Identify all lines in the data containing the string "page". Copy them out.

-- START OF Given data --

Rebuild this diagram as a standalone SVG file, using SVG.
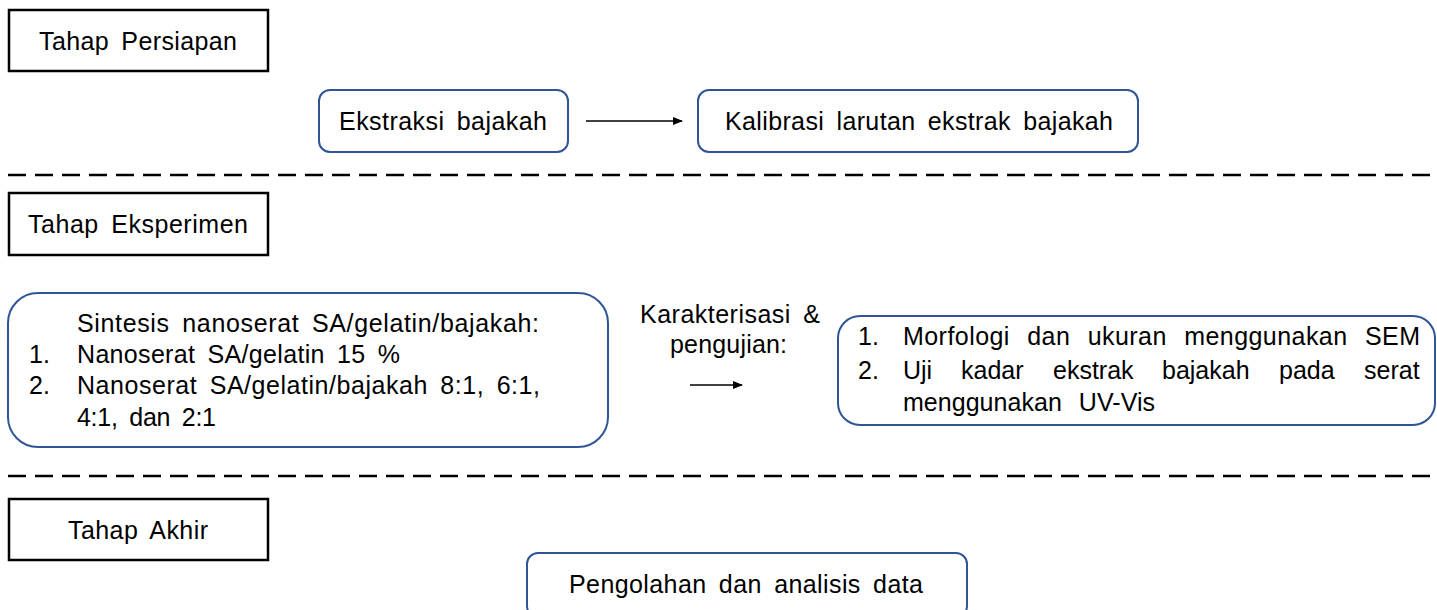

-- END OF Given data --
-- START OF Given data --

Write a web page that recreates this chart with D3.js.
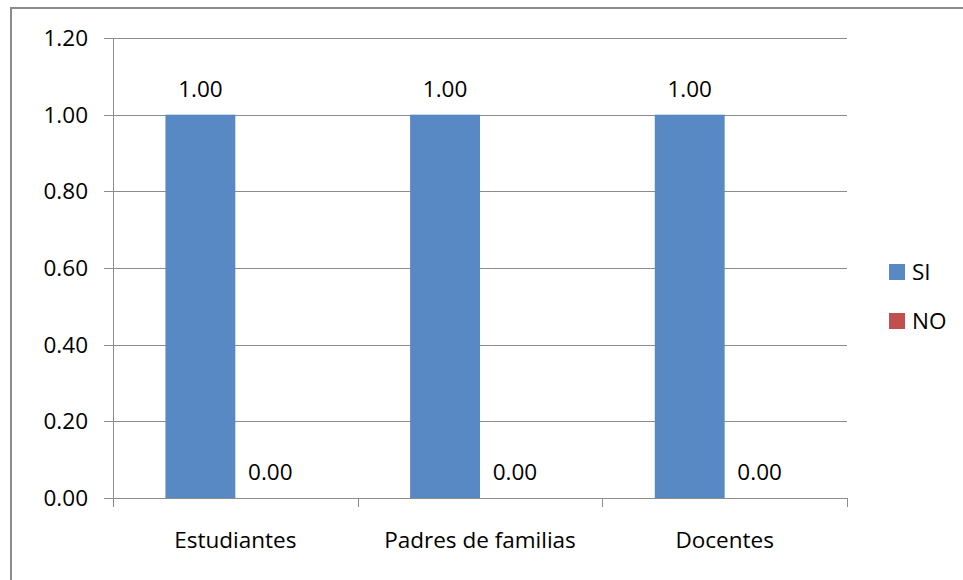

-- END OF Given data --
-- START OF Given data --

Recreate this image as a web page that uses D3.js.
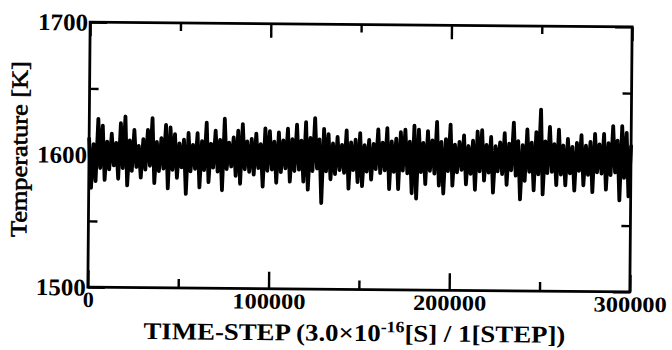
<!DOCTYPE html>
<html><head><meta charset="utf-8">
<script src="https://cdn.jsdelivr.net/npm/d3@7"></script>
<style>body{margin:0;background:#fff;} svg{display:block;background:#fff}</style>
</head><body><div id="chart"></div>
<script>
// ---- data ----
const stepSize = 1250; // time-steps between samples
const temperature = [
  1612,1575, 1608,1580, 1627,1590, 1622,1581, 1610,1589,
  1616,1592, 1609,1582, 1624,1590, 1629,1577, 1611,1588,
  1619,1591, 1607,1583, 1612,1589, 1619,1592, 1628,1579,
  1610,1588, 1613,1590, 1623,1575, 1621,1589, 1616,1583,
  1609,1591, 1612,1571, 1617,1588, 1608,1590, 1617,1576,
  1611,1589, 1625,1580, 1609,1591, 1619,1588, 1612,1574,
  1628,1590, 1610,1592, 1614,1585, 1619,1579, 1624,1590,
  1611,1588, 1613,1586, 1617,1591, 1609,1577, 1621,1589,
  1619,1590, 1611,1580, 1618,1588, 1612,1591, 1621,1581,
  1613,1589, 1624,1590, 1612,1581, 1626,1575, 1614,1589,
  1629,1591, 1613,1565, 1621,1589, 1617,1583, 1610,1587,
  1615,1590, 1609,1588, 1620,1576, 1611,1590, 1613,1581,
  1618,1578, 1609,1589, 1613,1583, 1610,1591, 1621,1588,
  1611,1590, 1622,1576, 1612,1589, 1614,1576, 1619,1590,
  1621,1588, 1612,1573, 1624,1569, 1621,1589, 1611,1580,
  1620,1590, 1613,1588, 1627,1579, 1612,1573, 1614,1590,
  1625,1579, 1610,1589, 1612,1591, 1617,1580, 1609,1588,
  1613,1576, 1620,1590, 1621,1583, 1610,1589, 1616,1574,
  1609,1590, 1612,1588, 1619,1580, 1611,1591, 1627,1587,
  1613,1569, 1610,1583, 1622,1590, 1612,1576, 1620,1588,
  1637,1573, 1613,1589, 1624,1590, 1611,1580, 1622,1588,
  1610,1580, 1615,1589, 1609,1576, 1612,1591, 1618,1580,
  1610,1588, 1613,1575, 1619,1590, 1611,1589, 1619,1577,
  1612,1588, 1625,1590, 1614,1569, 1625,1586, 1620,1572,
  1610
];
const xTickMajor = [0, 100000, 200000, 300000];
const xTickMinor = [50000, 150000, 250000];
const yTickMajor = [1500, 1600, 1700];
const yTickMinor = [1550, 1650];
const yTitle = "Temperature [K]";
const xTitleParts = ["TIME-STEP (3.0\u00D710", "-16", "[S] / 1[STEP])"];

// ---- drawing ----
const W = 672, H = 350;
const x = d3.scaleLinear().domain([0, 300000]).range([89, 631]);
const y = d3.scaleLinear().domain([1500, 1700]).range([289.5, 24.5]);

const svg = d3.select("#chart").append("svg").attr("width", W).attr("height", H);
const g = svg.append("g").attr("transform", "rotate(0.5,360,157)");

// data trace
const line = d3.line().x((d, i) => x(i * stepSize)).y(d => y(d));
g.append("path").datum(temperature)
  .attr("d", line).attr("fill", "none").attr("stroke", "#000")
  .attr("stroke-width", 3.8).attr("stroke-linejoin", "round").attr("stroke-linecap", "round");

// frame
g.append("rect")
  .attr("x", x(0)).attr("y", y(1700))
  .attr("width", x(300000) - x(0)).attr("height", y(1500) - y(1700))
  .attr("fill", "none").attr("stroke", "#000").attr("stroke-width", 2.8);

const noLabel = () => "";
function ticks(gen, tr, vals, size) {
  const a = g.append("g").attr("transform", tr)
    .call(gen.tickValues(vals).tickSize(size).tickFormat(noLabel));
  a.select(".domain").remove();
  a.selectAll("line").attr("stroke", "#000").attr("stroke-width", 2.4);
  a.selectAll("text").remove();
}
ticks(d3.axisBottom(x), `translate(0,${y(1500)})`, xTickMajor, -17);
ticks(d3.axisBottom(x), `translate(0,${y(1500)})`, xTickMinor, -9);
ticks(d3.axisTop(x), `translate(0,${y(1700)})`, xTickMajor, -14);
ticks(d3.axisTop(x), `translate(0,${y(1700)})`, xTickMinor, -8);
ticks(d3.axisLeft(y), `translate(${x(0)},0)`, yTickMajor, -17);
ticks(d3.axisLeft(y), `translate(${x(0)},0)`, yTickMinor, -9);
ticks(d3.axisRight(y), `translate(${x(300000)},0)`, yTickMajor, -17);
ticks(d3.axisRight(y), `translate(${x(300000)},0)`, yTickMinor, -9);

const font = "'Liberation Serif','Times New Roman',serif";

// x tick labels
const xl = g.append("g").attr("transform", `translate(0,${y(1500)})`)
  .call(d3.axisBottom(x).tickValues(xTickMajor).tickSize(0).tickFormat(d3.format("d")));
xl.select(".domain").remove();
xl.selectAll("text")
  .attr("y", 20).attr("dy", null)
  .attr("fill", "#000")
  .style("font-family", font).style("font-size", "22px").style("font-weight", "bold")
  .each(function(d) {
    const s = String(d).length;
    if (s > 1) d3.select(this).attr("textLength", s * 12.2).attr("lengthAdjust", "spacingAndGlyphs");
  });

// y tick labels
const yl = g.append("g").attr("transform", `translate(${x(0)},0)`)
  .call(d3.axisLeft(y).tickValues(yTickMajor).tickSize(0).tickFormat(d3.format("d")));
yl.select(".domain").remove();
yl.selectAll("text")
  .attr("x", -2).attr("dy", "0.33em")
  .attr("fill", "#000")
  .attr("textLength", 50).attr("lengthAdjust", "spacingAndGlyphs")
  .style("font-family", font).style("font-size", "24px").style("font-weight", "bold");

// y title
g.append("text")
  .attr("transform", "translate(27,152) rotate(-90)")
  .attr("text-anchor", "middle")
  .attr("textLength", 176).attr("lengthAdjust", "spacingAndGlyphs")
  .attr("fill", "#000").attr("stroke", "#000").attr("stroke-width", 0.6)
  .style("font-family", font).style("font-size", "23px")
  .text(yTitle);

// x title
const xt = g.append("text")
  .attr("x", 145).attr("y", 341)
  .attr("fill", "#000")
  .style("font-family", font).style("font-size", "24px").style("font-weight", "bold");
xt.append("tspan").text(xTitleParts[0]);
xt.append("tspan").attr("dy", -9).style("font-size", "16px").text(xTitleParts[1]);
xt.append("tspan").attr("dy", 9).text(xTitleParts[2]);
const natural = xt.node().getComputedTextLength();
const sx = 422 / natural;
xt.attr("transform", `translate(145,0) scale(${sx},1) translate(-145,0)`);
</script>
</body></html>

-- END OF Given data --

Written response →
Write a web page that recreates this chart with D3.js.
Recreate this image as a web page that uses D3.js.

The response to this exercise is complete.